Given request: Write out each line exactly as given. Leave the pictures out of your copy.

Dataset excerpts:

▬▬▬▬▬▬▬▬▬▬

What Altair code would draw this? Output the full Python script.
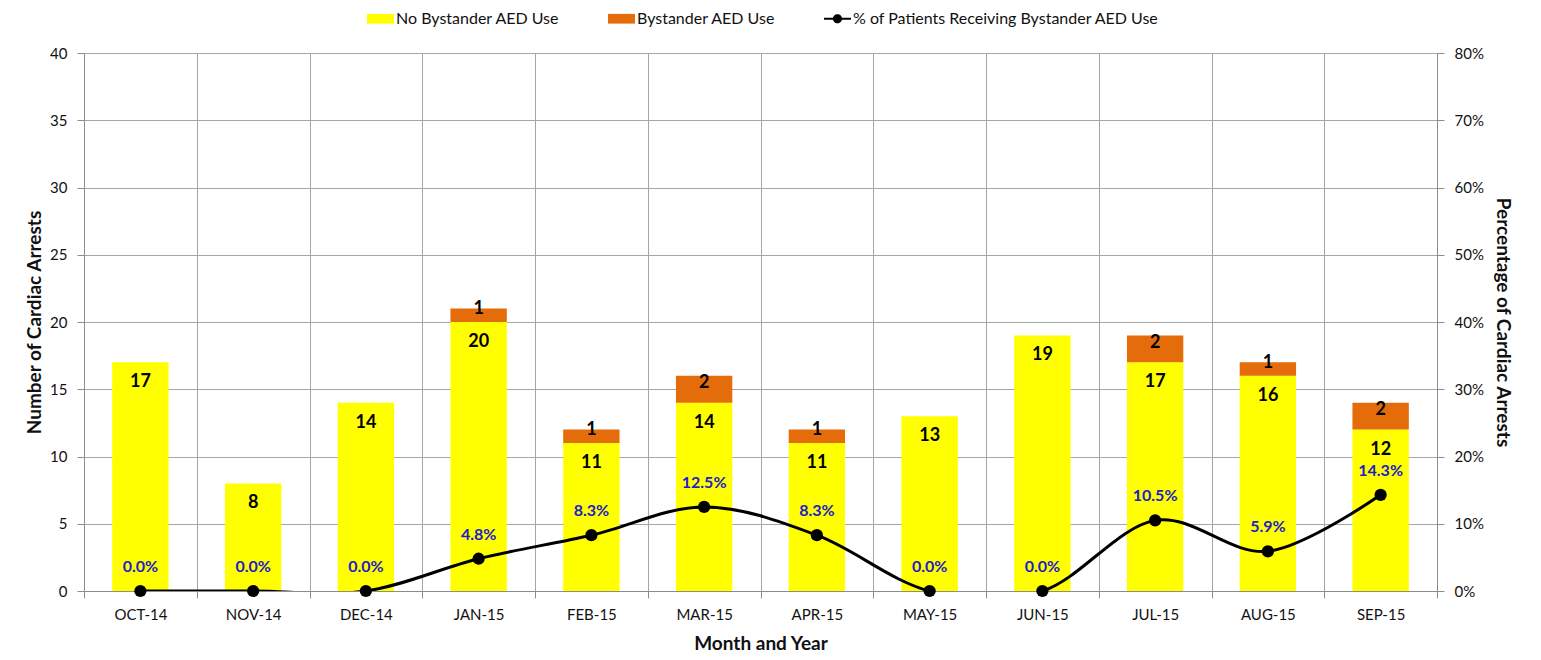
import altair as alt
import pandas as pd

months = ["OCT-14", "NOV-14", "DEC-14", "JAN-15", "FEB-15", "MAR-15",
          "APR-15", "MAY-15", "JUN-15", "JUL-15", "AUG-15", "SEP-15"]
no_aed = [17, 8, 14, 20, 11, 14, 11, 13, 19, 17, 16, 12]
aed = [0, 0, 0, 1, 1, 2, 1, 0, 0, 2, 1, 2]
pct = [0.0, 0.0, 0.0, 0.048, 0.083, 0.125, 0.083, 0.0, 0.0, 0.105, 0.059, 0.143]

S1 = "No Bystander AED Use"
S2 = "Bystander AED Use"
S3 = "% of Patients Receiving Bystander AED Use"
series_names = [S1, S2, S3]
series_colors = ["#FFFF00", "#E46C0A", "#000000"]
RECT = "M-1,-0.36H1V0.36H-1Z"
LINEDOT = "M-1,-0.08H1V0.08H-1Z M-0.34,0A0.34,0.34,0,1,1,0.34,0A0.34,0.34,0,1,1,-0.34,0Z"
series_shapes = [RECT, RECT, LINEDOT]

FONT = "Lato"
TITLE_SIZE = 19

rows = []
for m, a, b in zip(months, no_aed, aed):
    rows.append({"month": m, "series": S1, "lo": 0, "hi": a, "val": a, "mid": a})
    rows.append({"month": m, "series": S2, "lo": a, "hi": a + b, "val": b, "mid": a + b / 2})
bars_df = pd.DataFrame(rows)
line_df = pd.DataFrame({"month": months, "pct": pct, "series": S3})
legend_df = pd.DataFrame({"month": [months[0]] * 3, "pct": [0.0] * 3, "series": series_names})

legend = alt.Legend(orient="none", legendX=283, legendY=-48, direction="horizontal",
                    title=None, labelFont=FONT, labelFontSize=16, labelColor="#111",
                    labelLimit=500, columnPadding=48, labelOffset=2, symbolSize=729,
                    symbolStrokeWidth=0, symbolOpacity=1)

x_enc = alt.X("month:N", sort=months, title="Month and Year",
              scale=alt.Scale(paddingInner=0, paddingOuter=0),
              axis=alt.Axis(tickBand="extent", grid=True, labelAngle=0,
                            gridColor="#A6A6A6", domainColor="#8C8C8C", tickColor="#8C8C8C",
                            tickSize=7, labelPadding=9, labelFontSize=15, labelColor="#111",
                            titleFontSize=TITLE_SIZE, titleFontWeight="bold", titlePadding=12,
                            labelFont=FONT, titleFont=FONT, titleColor="#111"))

color_enc = alt.Color("series:N",
                      scale=alt.Scale(domain=series_names, range=series_colors),
                      legend=legend)

y_left = alt.Y("hi:Q", scale=alt.Scale(domain=[0, 40]),
               axis=alt.Axis(title="Number of Cardiac Arrests", values=list(range(0, 41, 5)),
                             grid=True, gridColor="#A6A6A6", domainColor="#8C8C8C",
                             tickColor="#8C8C8C", tickSize=7, labelPadding=10,
                             labelFontSize=15, labelColor="#111", titleFontSize=TITLE_SIZE,
                             titleFontWeight="bold", titlePadding=5, labelFont=FONT,
                             titleFont=FONT, titleColor="#111"))

bars = alt.Chart(bars_df).mark_bar(width=alt.RelativeBandSize(0.5)).encode(
    x=x_enc, y=y_left, y2="lo:Q", color=color_enc)

lab_yellow = alt.Chart(bars_df).transform_filter(alt.datum.series == S1).mark_text(
    font=FONT, fontSize=18, fontWeight="bold", color="#000", baseline="middle", dy=20
).encode(x=alt.X("month:N", sort=months), y=alt.Y("hi:Q"), text="val:Q")

lab_orange = alt.Chart(bars_df).transform_filter(
    (alt.datum.series == S2) & (alt.datum.val > 0)).mark_text(
    font=FONT, fontSize=18, fontWeight="bold", color="#000", baseline="middle", dy=-6
).encode(x=alt.X("month:N", sort=months), y=alt.Y("mid:Q"), text="val:Q")

left = alt.layer(bars, lab_yellow, lab_orange)

y_right = alt.Y("pct:Q", scale=alt.Scale(domain=[0, 0.8]),
                axis=alt.Axis(title="Percentage of Cardiac Arrests", orient="right",
                              values=[i / 10 for i in range(0, 9)], format=".0%", grid=False,
                              domainColor="#8C8C8C", tickColor="#8C8C8C", tickSize=7,
                              labelPadding=10, labelFontSize=15, labelColor="#111",
                              titleFontSize=TITLE_SIZE, titleFontWeight="bold", titlePadding=9,
                              labelFont=FONT, titleFont=FONT, titleColor="#111"))

line = alt.Chart(line_df).mark_line(interpolate="cardinal", strokeWidth=3, clip=True).encode(
    x=alt.X("month:N", sort=months), y=y_right, color=alt.Color("series:N"))
points = alt.Chart(line_df).mark_circle(size=150, opacity=1).encode(
    x=alt.X("month:N", sort=months), y=alt.Y("pct:Q"), color=alt.Color("series:N"))
pct_lab = alt.Chart(line_df).mark_text(
    font=FONT, fontSize=16, fontWeight="bold", color="#2020C8", baseline="middle", dy=-24
).encode(x=alt.X("month:N", sort=months), y=alt.Y("pct:Q"), text=alt.Text("pct:Q", format=".1%"))
legend_layer = alt.Chart(legend_df).mark_point(filled=True, opacity=0, size=1).encode(
    x=alt.X("month:N", sort=months), y=alt.Y("pct:Q"),
    color=alt.Color("series:N"),
    shape=alt.Shape("series:N", scale=alt.Scale(domain=series_names, range=series_shapes),
                    legend=legend))

right = alt.layer(line, points, pct_lab, legend_layer)

chart = alt.layer(left, right).resolve_scale(y="independent").properties(
    width=1353, height=538,
    autosize=alt.AutoSizeParams(type="none"),
    padding={"left": 76, "top": 45, "right": 96, "bottom": 61},
).configure_view(stroke=None).configure(background="white")

chart.save("out.html", embed_options={"renderer": "svg", "actions": False})
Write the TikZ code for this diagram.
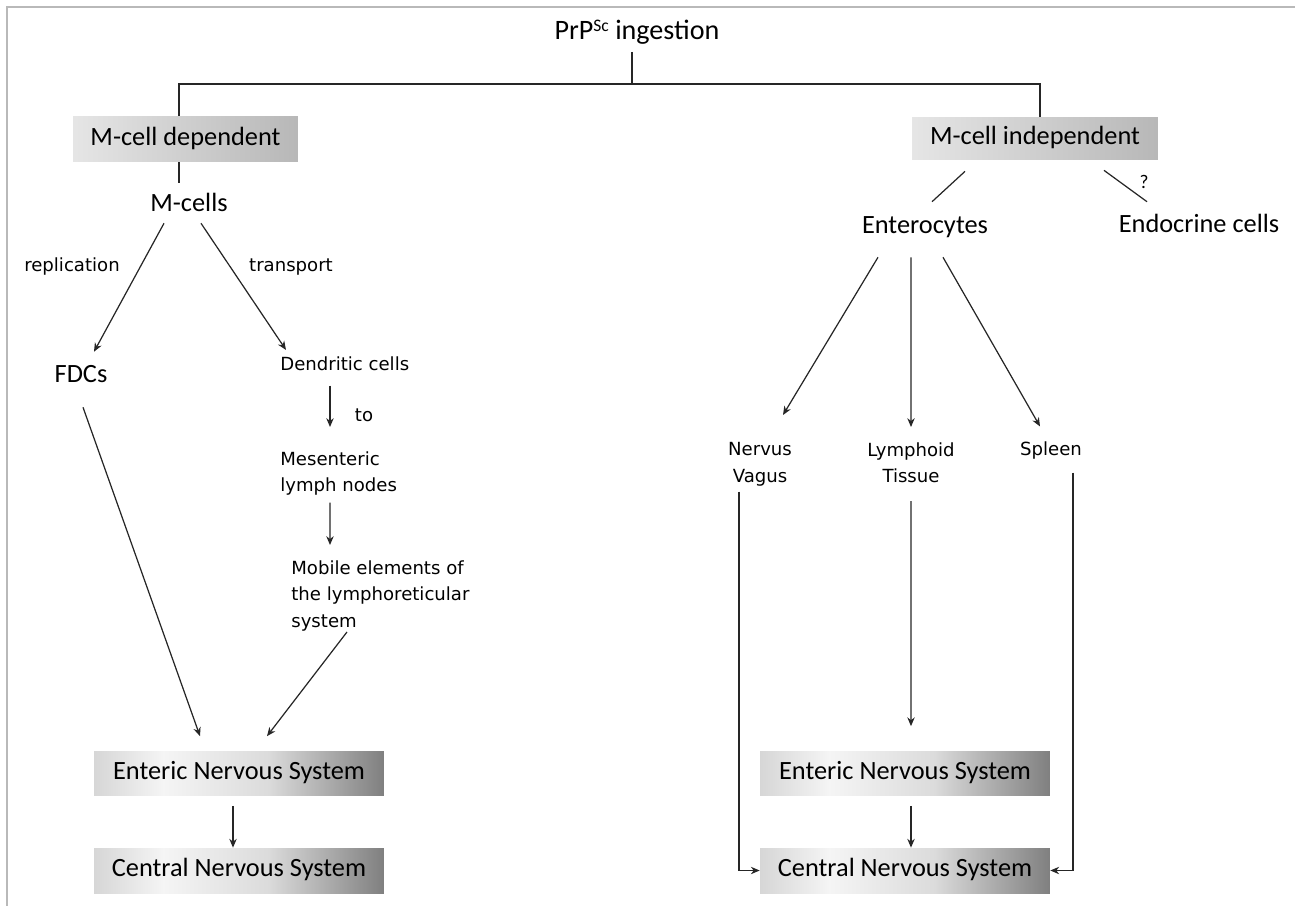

▬▬▬▬▬▬▬▬▬▬

Finished exercise:
What Altair code would draw this? Output the full Python script.
import altair as alt
import pandas as pd

months = ["OCT-14", "NOV-14", "DEC-14", "JAN-15", "FEB-15", "MAR-15",
          "APR-15", "MAY-15", "JUN-15", "JUL-15", "AUG-15", "SEP-15"]
no_aed = [17, 8, 14, 20, 11, 14, 11, 13, 19, 17, 16, 12]
aed = [0, 0, 0, 1, 1, 2, 1, 0, 0, 2, 1, 2]
pct = [0.0, 0.0, 0.0, 0.048, 0.083, 0.125, 0.083, 0.0, 0.0, 0.105, 0.059, 0.143]

S1 = "No Bystander AED Use"
S2 = "Bystander AED Use"
S3 = "% of Patients Receiving Bystander AED Use"
series_names = [S1, S2, S3]
series_colors = ["#FFFF00", "#E46C0A", "#000000"]
RECT = "M-1,-0.36H1V0.36H-1Z"
LINEDOT = "M-1,-0.08H1V0.08H-1Z M-0.34,0A0.34,0.34,0,1,1,0.34,0A0.34,0.34,0,1,1,-0.34,0Z"
series_shapes = [RECT, RECT, LINEDOT]

FONT = "Lato"
TITLE_SIZE = 19

rows = []
for m, a, b in zip(months, no_aed, aed):
    rows.append({"month": m, "series": S1, "lo": 0, "hi": a, "val": a, "mid": a})
    rows.append({"month": m, "series": S2, "lo": a, "hi": a + b, "val": b, "mid": a + b / 2})
bars_df = pd.DataFrame(rows)
line_df = pd.DataFrame({"month": months, "pct": pct, "series": S3})
legend_df = pd.DataFrame({"month": [months[0]] * 3, "pct": [0.0] * 3, "series": series_names})

legend = alt.Legend(orient="none", legendX=283, legendY=-48, direction="horizontal",
                    title=None, labelFont=FONT, labelFontSize=16, labelColor="#111",
                    labelLimit=500, columnPadding=48, labelOffset=2, symbolSize=729,
                    symbolStrokeWidth=0, symbolOpacity=1)

x_enc = alt.X("month:N", sort=months, title="Month and Year",
              scale=alt.Scale(paddingInner=0, paddingOuter=0),
              axis=alt.Axis(tickBand="extent", grid=True, labelAngle=0,
                            gridColor="#A6A6A6", domainColor="#8C8C8C", tickColor="#8C8C8C",
                            tickSize=7, labelPadding=9, labelFontSize=15, labelColor="#111",
                            titleFontSize=TITLE_SIZE, titleFontWeight="bold", titlePadding=12,
                            labelFont=FONT, titleFont=FONT, titleColor="#111"))

color_enc = alt.Color("series:N",
                      scale=alt.Scale(domain=series_names, range=series_colors),
                      legend=legend)

y_left = alt.Y("hi:Q", scale=alt.Scale(domain=[0, 40]),
               axis=alt.Axis(title="Number of Cardiac Arrests", values=list(range(0, 41, 5)),
                             grid=True, gridColor="#A6A6A6", domainColor="#8C8C8C",
                             tickColor="#8C8C8C", tickSize=7, labelPadding=10,
                             labelFontSize=15, labelColor="#111", titleFontSize=TITLE_SIZE,
                             titleFontWeight="bold", titlePadding=5, labelFont=FONT,
                             titleFont=FONT, titleColor="#111"))

bars = alt.Chart(bars_df).mark_bar(width=alt.RelativeBandSize(0.5)).encode(
    x=x_enc, y=y_left, y2="lo:Q", color=color_enc)

lab_yellow = alt.Chart(bars_df).transform_filter(alt.datum.series == S1).mark_text(
    font=FONT, fontSize=18, fontWeight="bold", color="#000", baseline="middle", dy=20
).encode(x=alt.X("month:N", sort=months), y=alt.Y("hi:Q"), text="val:Q")

lab_orange = alt.Chart(bars_df).transform_filter(
    (alt.datum.series == S2) & (alt.datum.val > 0)).mark_text(
    font=FONT, fontSize=18, fontWeight="bold", color="#000", baseline="middle", dy=-6
).encode(x=alt.X("month:N", sort=months), y=alt.Y("mid:Q"), text="val:Q")

left = alt.layer(bars, lab_yellow, lab_orange)

y_right = alt.Y("pct:Q", scale=alt.Scale(domain=[0, 0.8]),
                axis=alt.Axis(title="Percentage of Cardiac Arrests", orient="right",
                              values=[i / 10 for i in range(0, 9)], format=".0%", grid=False,
                              domainColor="#8C8C8C", tickColor="#8C8C8C", tickSize=7,
                              labelPadding=10, labelFontSize=15, labelColor="#111",
                              titleFontSize=TITLE_SIZE, titleFontWeight="bold", titlePadding=9,
                              labelFont=FONT, titleFont=FONT, titleColor="#111"))

line = alt.Chart(line_df).mark_line(interpolate="cardinal", strokeWidth=3, clip=True).encode(
    x=alt.X("month:N", sort=months), y=y_right, color=alt.Color("series:N"))
points = alt.Chart(line_df).mark_circle(size=150, opacity=1).encode(
    x=alt.X("month:N", sort=months), y=alt.Y("pct:Q"), color=alt.Color("series:N"))
pct_lab = alt.Chart(line_df).mark_text(
    font=FONT, fontSize=16, fontWeight="bold", color="#2020C8", baseline="middle", dy=-24
).encode(x=alt.X("month:N", sort=months), y=alt.Y("pct:Q"), text=alt.Text("pct:Q", format=".1%"))
legend_layer = alt.Chart(legend_df).mark_point(filled=True, opacity=0, size=1).encode(
    x=alt.X("month:N", sort=months), y=alt.Y("pct:Q"),
    color=alt.Color("series:N"),
    shape=alt.Shape("series:N", scale=alt.Scale(domain=series_names, range=series_shapes),
                    legend=legend))

right = alt.layer(line, points, pct_lab, legend_layer)

chart = alt.layer(left, right).resolve_scale(y="independent").properties(
    width=1353, height=538,
    autosize=alt.AutoSizeParams(type="none"),
    padding={"left": 76, "top": 45, "right": 96, "bottom": 61},
).configure_view(stroke=None).configure(background="white")

chart.save("out.html", embed_options={"renderer": "svg", "actions": False})
Write the TikZ code for this diagram.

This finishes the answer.